To briefly summarize Pontem’s evolution: wallet first, then DEX, then parallel EVM.
With rich application development experience, the Pontem team prioritized developer sovereignty and maximum freedom when designing Lumio’s architecture.
Lumio’s design goal is to support any chain and any VM, helping developers break free from product supply-chain lock-ins. VM-level modularity allows developers to deploy their favorite L2s and L1s—such as Optimism and Solana—on Lumio using their preferred VM (SVM, EVM, MoveVM), without sacrificing performance or interoperability.
By integrating foundational components such as the OP Stack, Arbitrum Orbits' shared sequencer, and cross-chain bridges, Lumio enables DApps to share state and unified liquidity with mainstream L2s.
Shared state and unified liquidity between Lumio and L1 ecosystems like Solana are achieved through cross-VM calls.
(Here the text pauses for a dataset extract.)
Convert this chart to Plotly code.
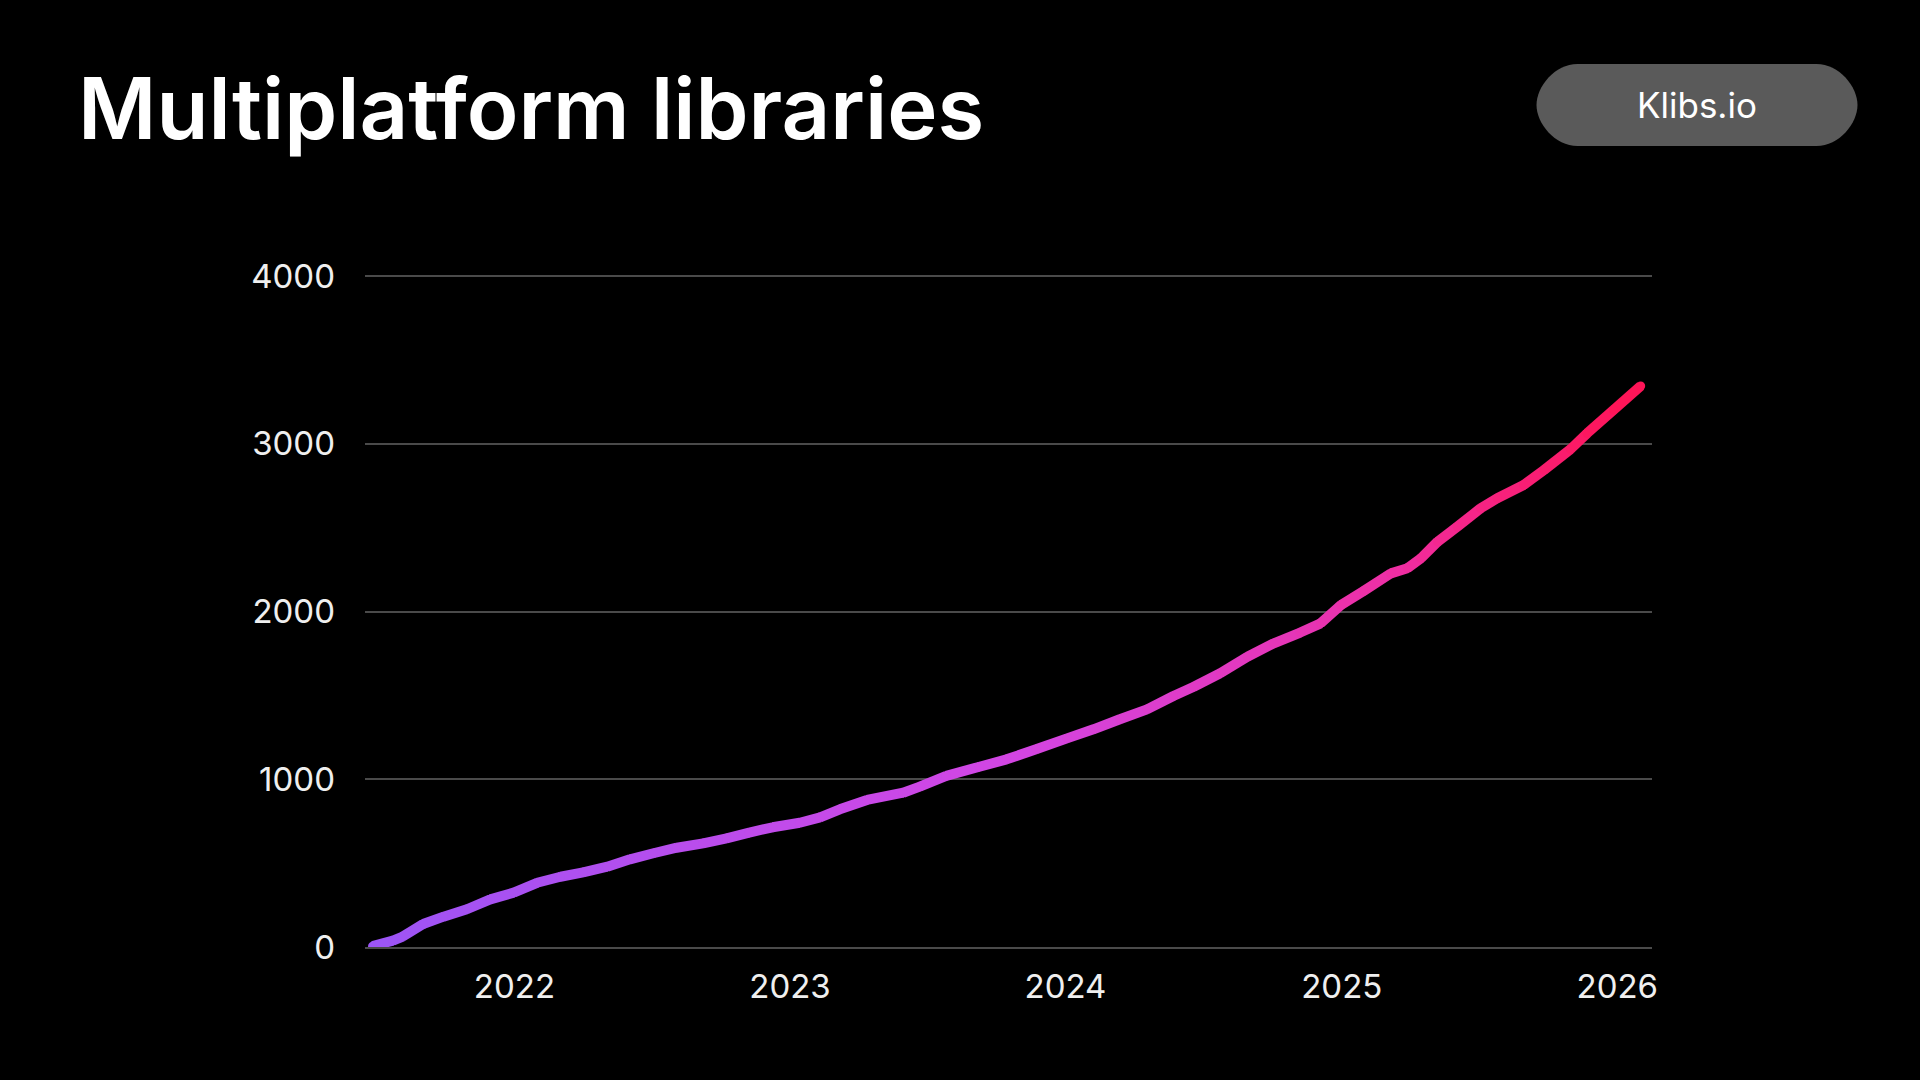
import plotly.graph_objects as go

# cumulative count of multiplatform libraries
dates = [
    '2021-06-27', '2021-07-24', '2021-08-06', '2021-09-02', '2021-09-29', '2021-10-30',
    '2021-11-30', '2021-12-31', '2022-01-31', '2022-03-03', '2022-04-02', '2022-05-04',
    '2022-06-03', '2022-07-04', '2022-08-04', '2022-09-08', '2022-10-09', '2022-11-08',
    '2022-12-09', '2023-01-14', '2023-02-10', '2023-03-08', '2023-04-13', '2023-05-31',
    '2023-06-22', '2023-07-27', '2023-09-09', '2023-10-15', '2023-11-23', '2024-01-03',
    '2024-02-07', '2024-03-13', '2024-04-18', '2024-05-23', '2024-06-19', '2024-07-24',
    '2024-08-29', '2024-10-03', '2024-11-07', '2024-12-04', '2024-12-31', '2025-01-30',
    '2025-03-07', '2025-03-29', '2025-04-16', '2025-05-08', '2025-06-03', '2025-07-04',
    '2025-07-26', '2025-08-30', '2025-09-26', '2025-10-31', '2025-11-22', '2025-12-27',
    '2026-02-01',
]
libraries = [
    5, 38, 62, 137, 181, 225,
    284, 324, 383, 419, 445, 479,
    523, 559, 592, 618, 648, 682,
    714, 741, 773, 821, 877, 920,
    956, 1020, 1075, 1119, 1179, 1244,
    1298, 1358, 1417, 1497, 1552, 1632,
    1731, 1811, 1875, 1930, 2039, 2123,
    2228, 2258, 2318, 2417, 2506, 2616,
    2676, 2755, 2844, 2968, 3063, 3202,
    3345,
]
y_ticks = [0, 1000, 2000, 3000, 4000]

title = 'Multiplatform libraries'
badge = 'Klibs.io'

# gradient stops along the line: purple -> magenta -> pink-red
stops = [(0.0, (155, 85, 246)), (0.5, (210, 70, 228)), (0.8, (240, 45, 160)), (1.0, (255, 20, 85))]


def grad_color(t):
    for (t0, c0), (t1, c1) in zip(stops[:-1], stops[1:]):
        if t <= t1:
            f = (t - t0) / (t1 - t0)
            r, g, b = [round(a + (b_ - a) * f) for a, b_ in zip(c0, c1)]
            return f'rgb({r},{g},{b})'
    r, g, b = stops[-1][1]
    return f'rgb({r},{g},{b})'


FONT = 'Inter'
LW = 10
fig = go.Figure()

# one short segment per pair of points, coloured along the gradient;
# markers at the ends round off the joints
n = len(dates)
for i in range(n - 1):
    col = grad_color((i + 0.5) / (n - 1))
    fig.add_trace(go.Scatter(
        x=dates[i:i + 2], y=libraries[i:i + 2],
        mode='lines+markers',
        line=dict(color=col, width=LW),
        marker=dict(color=col, size=LW - 1, line=dict(width=0)),
        showlegend=False, hoverinfo='skip',
    ))

fig.update_xaxes(
    type='date',
    range=['2021-06-17', '2026-02-16'],
    tick0='2022-01-01', dtick='M12', tickformat='%Y',
    showgrid=False, zeroline=False,
    showline=True, linecolor='#4a4a4a', linewidth=2,
    ticks='', ticklabelstandoff=9,
    tickfont=dict(family=FONT, size=33, color='#efefef'),
)
fig.update_yaxes(
    range=[0, 4013],
    tickvals=y_ticks,
    showgrid=True, gridcolor='#4a4a4a', gridwidth=1.5,
    zeroline=False, showline=False,
    ticks='', ticklabelstandoff=29,
    tickfont=dict(family=FONT, size=33, color='#efefef'),
)

# plot area in pixels: x 365..1652, y 274..947
W, H = 1287, 673
TOP = 274

# pill badge top right (pixel-sized path anchored in paper coords)
bx = (1697 - 365) / W
by = (947 - 105) / H
hw, hh, k = 160.5, 41, 22.6
cx = hw - hh
path = (f'M {-cx},{-hh} L {cx},{-hh} '
        f'C {cx + k},{-hh} {hw},{-hh + k} {hw},0 '
        f'C {hw},{hh - k} {cx + k},{hh} {cx},{hh} '
        f'L {-cx},{hh} '
        f'C {-cx - k},{hh} {-hw},{hh - k} {-hw},0 '
        f'C {-hw},{-hh + k} {-cx - k},{-hh} {-cx},{-hh} Z')
fig.add_shape(
    type='path', path=path,
    xref='paper', yref='paper',
    xsizemode='pixel', ysizemode='pixel',
    xanchor=bx, yanchor=by,
    fillcolor='#5a5a5a', line=dict(width=0), layer='above',
)
fig.add_annotation(
    x=bx, y=by, xref='paper', yref='paper',
    text=badge, showarrow=False,
    xanchor='center', yanchor='middle',
    font=dict(family=FONT, size=35, color='white'),
)

fig.add_annotation(
    x=(76 - 365) / W, y=(947 - 108) / H, xref='paper', yref='paper',
    text=title, showarrow=False,
    xanchor='left', yanchor='middle',
    font=dict(family=FONT, size=85, color='white', weight=600),
)

fig.update_layout(
    width=1920, height=1080,
    margin=dict(l=365, r=268, t=TOP, b=133),
    paper_bgcolor='black', plot_bgcolor='black',
    showlegend=False,
)

fig.write_html('out.html', config={'displayModeBar': False}, post_script=[
    "document.body.style.margin='0px'; document.body.style.background='black';"
])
Next, the Pontem team plans to extend this shared state and liquidity to other L1 ecosystems such as Bitcoin and Ton.

To achieve these design goals, Pontem extensively reuses components from the OP Stack, especially its Rust implementation. Lumio’s tech stack consists of A16Z-developed Magi node network + Reth (Rust-based Ethereum client) + OP Stack shared sequencer + the altVM layer.
This tech stack design allows Lumio to leverage the high performance and security features of parallel EVMs like SVM and MoveVM, while maximizing EVM compatibility and UX consistency. Lumio’s first mainnet iteration, SuperLumio, can itself be viewed as an OP Superchain.
This gives Lumio a naturally strong graph relationship with other OP Superchain projects—such as OP Mainnet, Base, Aevo, Worldcoin, Redstone, Mode, and other Rollups—collectively forming a robust, thriving, and diverse L2 ecosystem.

To be fair, compared to Monad and Movement, Lumio’s parallel EVM implementation reflects a "glue-style" engineering mindset. Its advantages lie in rapid deployability, a gentle learning curve for developers, and stability. While it may lack the high concentration of novel technical primitives found in the other two, it remains an excellent and innovative L2 scalability solution for Ethereum.
Finally, here are the details of Pontem’s latest funding round: In January 2024, Pontem announced a $6 million raise co-led by Lightspeed Faction (Faction) and Lightspeed Venture Partners. The round also included participation from Pantera Capital, Aptos Foundation, Wintermute, Altonomy, Shima Capital, and Kraken Ventures.